Celebration Quartet:  The shapes of the seaweeds in Celebration Quartet suggest chalices raised in toast.

Cors Mortale:  Cors Mortale, Latin for human (mortal) heart, is a play on descriptive taxonomic determinations of genus and species.  As I looked through hundreds of marine algae specimens, remarkable and suggestive forms began to recur.  In this series the seaweeds represent hearts--as muscles, as icons, as metaphors. I created my own Latin nomenclature for these images, based on taxonomic naming conventions.

Evidence of its Occurrence:  This selection of work takes its name from text I found on a specimen card that carried just a stain of what had once been preserved.  The piece Evidence, which bears part of this text, serves as a sort of frontispiece, referring to the value of collecting, preserving, and identifying as a basis for scientific knowledge and understanding.  The text takes on elegiac resonance in this age of habitat depletion.
 

 
Open Places
 
During a second artist residency at the Whiteley Center in 2004  I came across a collection from 1908.  I was especially taken by the bits of "tape"--usually strips cut from labels--that bound the pressed plants to the paper.

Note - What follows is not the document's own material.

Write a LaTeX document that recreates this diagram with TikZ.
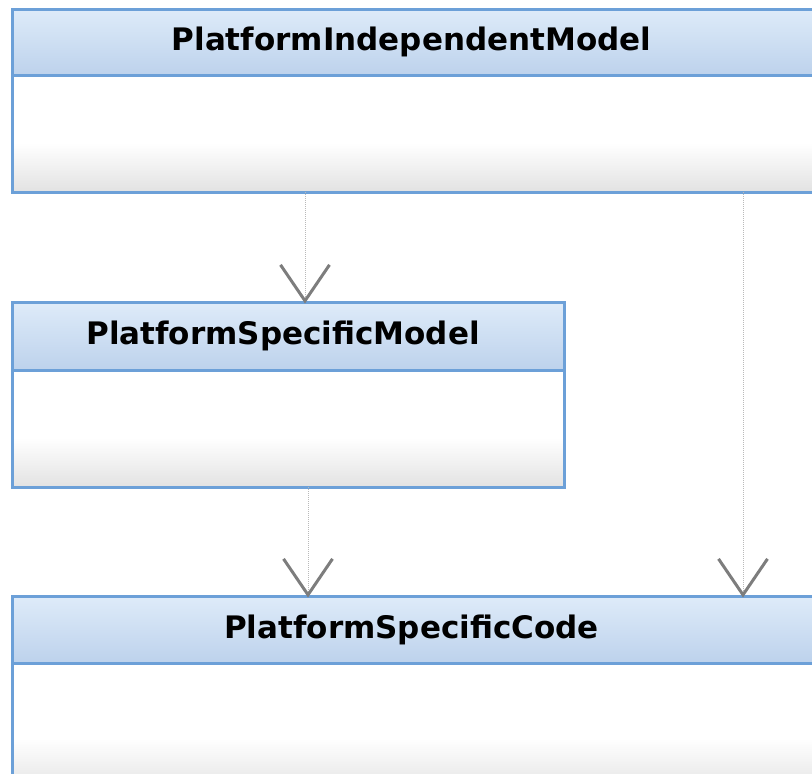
\documentclass[tikz,border=0pt]{standalone}
\usepackage{fontspec}
\setmainfont{DejaVu Sans}
\usetikzlibrary{arrows.meta}

\definecolor{umlborder}{RGB}{108,160,216}
\definecolor{hdrtop}{RGB}{222,235,249}
\definecolor{hdrbot}{RGB}{189,210,236}
\definecolor{bodybot}{RGB}{226,226,226}
\definecolor{linkgray}{RGB}{185,185,185}
\definecolor{tipgray}{RGB}{125,125,125}

% body fill: white in the upper part, fading to light grey at the bottom
\pgfdeclareverticalshading{umlbody}{100bp}{%
  color(0bp)=(bodybot); color(25bp)=(bodybot); color(46bp)=(white); color(100bp)=(white)}

\tikzset{
  umlhead/.style={rectangle, anchor=north west, inner sep=0pt, outer sep=0pt,
    draw=umlborder, line width=3pt, top color=hdrtop, bottom color=hdrbot},
  umlbody/.style={rectangle, anchor=north west, inner sep=0pt, outer sep=0pt,
    draw=umlborder, line width=3pt, shade, shading=umlbody},
  umltitle/.style={anchor=base, inner sep=0pt, font=\bfseries\fontsize{31}{36}\selectfont},
  realize/.style={linkgray, line width=1pt, densely dotted, shorten >=-1.5pt,
    -{Straight Barb[length=36pt, width=49pt, line width=3pt, color=tipgray]}}
}

\begin{document}
\begin{tikzpicture}[x=1pt, y=-1pt]
  \useasboundingbox (0,0) rectangle (812,774);
  \clip (0,0) rectangle (812,774);

  % PlatformIndependentModel
  \node[umlhead, minimum width=809pt, minimum height=66pt] (pimh) at (12,9) {};
  \node[umlbody, minimum width=809pt, minimum height=117pt] (pimb) at (pimh.south west) {};
  \node[umltitle] (pimt) at ([xshift=-5pt, yshift=-41pt]pimh.north) {PlatformIndependentModel};

  % PlatformSpecificModel
  \node[umlhead, minimum width=552pt, minimum height=68pt] (psmh) at (12,302) {};
  \node[umlbody, minimum width=552pt, minimum height=117pt] (psmb) at (psmh.south west) {};
  \node[umltitle] (psmt) at ([xshift=-5pt, yshift=-42pt]psmh.north) {PlatformSpecificModel};

  % PlatformSpecificCode
  \node[umlhead, minimum width=809pt, minimum height=67pt] (pscmh) at (12,596) {};
  \node[umlbody, minimum width=809pt, minimum height=130pt] (pscmb) at (pscmh.south west) {};
  \node[umltitle] (pscmt) at ([xshift=-5pt, yshift=-42pt]pscmh.north) {PlatformSpecificCode};

  % realization links
  \draw[realize] ([xshift=293pt]pimb.south west) -- ([xshift=293pt]psmh.north west);
  \draw[realize] ([xshift=296pt]psmb.south west) -- ([xshift=296pt]pscmh.north west);
  \draw[realize] ([xshift=731pt]pimb.south west) -- ([xshift=731pt]pscmh.north west);
\end{tikzpicture}
\end{document}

I found that adding more strips of label and tape provided an abstract counterpoint to the figurative reproductions of the specimens.
 
 
 
Emily's Backyard
 

Emily Dickinson wrote several poems about common animals that she could see through her window.  Each of the abstracted images in this series represents a particular animal that she wrote about.  The spherical forms represent the limited circumference of her field of view, and suggest the mysterious space that her work occupies.